◆ Exercise description
Read the material below and tally how many lines hold the word "this", giving the number and nothing else.

◆ Input
%%

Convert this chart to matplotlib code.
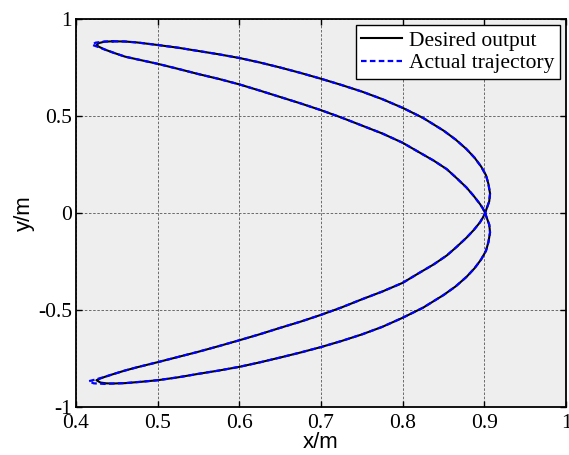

%%
%%

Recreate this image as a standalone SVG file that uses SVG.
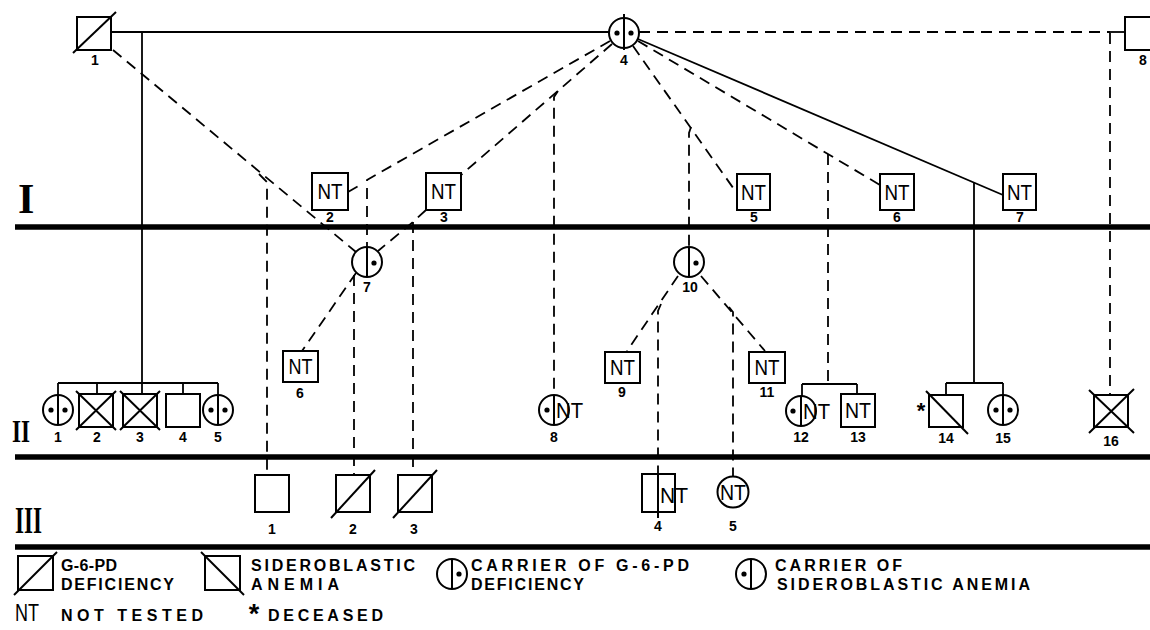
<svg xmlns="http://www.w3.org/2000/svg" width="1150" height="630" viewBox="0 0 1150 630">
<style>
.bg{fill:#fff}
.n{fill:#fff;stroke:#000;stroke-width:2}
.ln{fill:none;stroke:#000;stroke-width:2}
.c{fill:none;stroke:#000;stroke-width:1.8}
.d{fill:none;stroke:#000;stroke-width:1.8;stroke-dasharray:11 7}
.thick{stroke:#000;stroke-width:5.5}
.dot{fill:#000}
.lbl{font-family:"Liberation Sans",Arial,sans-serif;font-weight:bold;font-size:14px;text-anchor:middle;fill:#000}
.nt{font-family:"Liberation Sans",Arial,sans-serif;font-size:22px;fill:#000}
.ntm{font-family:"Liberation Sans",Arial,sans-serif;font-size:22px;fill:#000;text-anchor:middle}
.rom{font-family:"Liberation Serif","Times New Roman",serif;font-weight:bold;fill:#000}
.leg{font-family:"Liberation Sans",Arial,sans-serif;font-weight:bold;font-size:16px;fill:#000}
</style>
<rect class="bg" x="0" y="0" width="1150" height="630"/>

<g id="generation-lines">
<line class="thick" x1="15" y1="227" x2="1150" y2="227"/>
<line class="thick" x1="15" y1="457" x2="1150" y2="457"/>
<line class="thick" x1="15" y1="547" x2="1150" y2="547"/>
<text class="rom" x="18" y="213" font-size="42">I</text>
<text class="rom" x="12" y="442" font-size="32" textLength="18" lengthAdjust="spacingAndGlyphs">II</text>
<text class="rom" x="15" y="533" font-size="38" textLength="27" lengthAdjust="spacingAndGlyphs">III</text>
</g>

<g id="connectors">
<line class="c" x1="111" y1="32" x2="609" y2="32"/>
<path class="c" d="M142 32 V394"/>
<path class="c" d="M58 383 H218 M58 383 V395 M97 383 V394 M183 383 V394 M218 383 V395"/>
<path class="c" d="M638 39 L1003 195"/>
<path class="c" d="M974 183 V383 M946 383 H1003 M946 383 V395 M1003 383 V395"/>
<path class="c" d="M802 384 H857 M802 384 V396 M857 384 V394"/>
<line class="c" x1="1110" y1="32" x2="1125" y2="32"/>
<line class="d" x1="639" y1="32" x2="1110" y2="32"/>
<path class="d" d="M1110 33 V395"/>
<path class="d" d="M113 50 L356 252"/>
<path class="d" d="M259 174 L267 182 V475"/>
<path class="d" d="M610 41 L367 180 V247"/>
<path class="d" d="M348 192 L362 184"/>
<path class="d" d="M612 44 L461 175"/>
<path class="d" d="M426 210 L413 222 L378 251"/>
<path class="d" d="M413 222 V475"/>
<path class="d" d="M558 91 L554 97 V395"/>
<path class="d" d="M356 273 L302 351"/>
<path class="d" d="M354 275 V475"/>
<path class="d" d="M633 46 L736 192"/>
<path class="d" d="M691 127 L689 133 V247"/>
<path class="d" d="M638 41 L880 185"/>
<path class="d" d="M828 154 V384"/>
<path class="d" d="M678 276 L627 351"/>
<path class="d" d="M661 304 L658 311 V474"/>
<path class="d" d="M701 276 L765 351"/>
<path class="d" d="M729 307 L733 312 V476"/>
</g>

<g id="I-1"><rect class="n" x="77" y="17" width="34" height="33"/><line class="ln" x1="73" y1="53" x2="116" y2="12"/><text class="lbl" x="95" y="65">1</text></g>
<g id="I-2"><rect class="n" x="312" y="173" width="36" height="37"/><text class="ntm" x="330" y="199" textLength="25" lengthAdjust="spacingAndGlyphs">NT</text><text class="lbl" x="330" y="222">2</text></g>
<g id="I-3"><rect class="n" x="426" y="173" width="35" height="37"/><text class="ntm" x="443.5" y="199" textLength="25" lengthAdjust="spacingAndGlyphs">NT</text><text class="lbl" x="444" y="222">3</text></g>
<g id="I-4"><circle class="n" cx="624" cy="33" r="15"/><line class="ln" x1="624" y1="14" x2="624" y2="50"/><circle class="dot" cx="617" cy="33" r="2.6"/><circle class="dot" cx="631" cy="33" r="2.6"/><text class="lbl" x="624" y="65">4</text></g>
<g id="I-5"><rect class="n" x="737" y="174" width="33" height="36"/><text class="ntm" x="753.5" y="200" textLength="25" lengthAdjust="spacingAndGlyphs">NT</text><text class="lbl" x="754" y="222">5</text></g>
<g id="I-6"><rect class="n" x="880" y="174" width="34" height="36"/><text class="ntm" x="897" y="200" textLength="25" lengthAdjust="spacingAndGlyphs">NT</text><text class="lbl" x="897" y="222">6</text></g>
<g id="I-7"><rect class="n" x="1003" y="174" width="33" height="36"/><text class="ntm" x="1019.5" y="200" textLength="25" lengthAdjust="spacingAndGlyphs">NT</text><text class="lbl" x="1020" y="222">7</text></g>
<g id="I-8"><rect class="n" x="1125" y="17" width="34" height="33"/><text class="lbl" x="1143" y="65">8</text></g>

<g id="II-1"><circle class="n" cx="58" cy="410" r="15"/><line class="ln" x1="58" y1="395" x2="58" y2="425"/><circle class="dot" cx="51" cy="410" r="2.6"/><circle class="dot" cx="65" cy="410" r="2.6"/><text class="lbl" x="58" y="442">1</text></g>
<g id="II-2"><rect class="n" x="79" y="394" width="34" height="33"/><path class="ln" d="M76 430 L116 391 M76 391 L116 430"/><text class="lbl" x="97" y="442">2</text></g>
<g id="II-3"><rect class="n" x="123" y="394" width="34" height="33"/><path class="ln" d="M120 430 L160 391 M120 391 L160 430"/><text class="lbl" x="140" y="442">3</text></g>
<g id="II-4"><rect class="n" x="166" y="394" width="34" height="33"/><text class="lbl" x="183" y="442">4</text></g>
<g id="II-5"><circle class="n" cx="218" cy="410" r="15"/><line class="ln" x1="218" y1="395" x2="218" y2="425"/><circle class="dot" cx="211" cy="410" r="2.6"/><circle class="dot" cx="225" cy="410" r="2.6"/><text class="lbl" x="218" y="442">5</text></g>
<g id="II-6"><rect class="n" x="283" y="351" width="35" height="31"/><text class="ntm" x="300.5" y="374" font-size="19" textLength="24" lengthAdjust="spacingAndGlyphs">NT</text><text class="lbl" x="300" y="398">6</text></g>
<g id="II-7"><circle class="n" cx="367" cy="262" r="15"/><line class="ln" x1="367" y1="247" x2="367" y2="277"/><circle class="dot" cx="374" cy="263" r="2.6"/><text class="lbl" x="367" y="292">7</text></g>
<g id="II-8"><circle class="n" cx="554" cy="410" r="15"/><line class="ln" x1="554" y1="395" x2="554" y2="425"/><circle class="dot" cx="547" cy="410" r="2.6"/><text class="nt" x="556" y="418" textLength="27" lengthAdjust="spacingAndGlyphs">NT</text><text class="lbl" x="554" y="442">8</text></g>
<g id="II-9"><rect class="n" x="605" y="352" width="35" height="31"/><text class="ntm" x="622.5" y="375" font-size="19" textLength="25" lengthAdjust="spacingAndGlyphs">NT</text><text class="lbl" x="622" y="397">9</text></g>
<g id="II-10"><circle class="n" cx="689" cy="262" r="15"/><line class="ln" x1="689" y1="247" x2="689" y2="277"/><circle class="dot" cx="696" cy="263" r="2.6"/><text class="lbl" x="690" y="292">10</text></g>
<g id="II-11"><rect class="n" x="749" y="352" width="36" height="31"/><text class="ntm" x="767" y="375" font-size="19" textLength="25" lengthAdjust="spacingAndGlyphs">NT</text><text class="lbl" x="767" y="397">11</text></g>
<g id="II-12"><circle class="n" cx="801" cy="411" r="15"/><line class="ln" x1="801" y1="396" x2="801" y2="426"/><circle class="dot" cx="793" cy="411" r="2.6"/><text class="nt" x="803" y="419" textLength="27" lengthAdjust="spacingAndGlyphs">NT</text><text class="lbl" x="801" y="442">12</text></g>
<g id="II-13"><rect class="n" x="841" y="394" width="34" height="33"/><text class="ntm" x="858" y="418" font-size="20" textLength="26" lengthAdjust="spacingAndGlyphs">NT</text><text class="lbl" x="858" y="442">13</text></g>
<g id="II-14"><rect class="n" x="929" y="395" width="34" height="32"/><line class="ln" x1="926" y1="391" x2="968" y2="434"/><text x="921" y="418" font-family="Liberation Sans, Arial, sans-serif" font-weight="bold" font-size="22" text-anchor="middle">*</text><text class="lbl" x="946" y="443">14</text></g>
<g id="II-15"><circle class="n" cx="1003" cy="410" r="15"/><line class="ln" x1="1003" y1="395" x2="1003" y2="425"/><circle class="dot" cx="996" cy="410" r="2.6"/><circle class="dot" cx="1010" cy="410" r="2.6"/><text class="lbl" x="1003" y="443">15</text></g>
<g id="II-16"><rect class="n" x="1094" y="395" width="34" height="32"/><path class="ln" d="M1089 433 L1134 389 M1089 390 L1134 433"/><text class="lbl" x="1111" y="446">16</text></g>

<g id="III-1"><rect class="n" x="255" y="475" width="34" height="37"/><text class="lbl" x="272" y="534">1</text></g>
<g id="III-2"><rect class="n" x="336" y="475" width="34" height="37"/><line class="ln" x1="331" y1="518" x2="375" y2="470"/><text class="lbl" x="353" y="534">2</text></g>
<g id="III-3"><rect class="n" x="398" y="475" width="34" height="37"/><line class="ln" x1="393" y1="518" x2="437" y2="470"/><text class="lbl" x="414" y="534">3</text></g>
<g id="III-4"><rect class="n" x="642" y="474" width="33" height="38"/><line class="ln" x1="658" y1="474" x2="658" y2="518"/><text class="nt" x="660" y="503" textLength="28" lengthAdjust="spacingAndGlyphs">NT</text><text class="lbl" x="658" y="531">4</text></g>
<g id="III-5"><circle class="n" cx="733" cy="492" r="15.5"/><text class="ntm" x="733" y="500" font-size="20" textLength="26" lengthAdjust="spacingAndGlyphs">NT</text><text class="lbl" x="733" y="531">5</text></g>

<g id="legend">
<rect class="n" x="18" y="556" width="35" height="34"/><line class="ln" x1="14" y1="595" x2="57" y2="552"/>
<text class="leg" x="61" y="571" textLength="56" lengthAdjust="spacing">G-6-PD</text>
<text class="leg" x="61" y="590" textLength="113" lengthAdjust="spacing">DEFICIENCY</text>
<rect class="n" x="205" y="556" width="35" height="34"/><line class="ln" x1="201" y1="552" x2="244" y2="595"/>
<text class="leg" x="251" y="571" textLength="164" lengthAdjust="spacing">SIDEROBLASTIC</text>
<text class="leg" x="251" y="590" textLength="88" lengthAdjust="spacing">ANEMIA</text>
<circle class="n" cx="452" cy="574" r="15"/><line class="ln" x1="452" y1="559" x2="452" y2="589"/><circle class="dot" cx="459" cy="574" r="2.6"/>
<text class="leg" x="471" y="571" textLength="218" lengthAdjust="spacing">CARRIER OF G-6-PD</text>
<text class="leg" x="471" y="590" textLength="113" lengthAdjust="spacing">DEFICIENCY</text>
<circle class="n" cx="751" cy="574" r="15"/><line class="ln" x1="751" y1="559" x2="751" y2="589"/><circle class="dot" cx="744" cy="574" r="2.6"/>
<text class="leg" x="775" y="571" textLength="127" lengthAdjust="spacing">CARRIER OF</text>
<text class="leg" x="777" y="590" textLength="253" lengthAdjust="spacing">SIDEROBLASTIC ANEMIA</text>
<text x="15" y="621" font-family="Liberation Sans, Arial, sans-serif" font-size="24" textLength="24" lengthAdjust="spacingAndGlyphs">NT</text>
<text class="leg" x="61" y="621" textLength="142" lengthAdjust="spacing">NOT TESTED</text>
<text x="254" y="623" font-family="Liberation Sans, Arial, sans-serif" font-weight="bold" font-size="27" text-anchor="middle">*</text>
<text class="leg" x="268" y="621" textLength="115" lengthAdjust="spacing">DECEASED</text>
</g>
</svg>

%%

◆ Written solution
2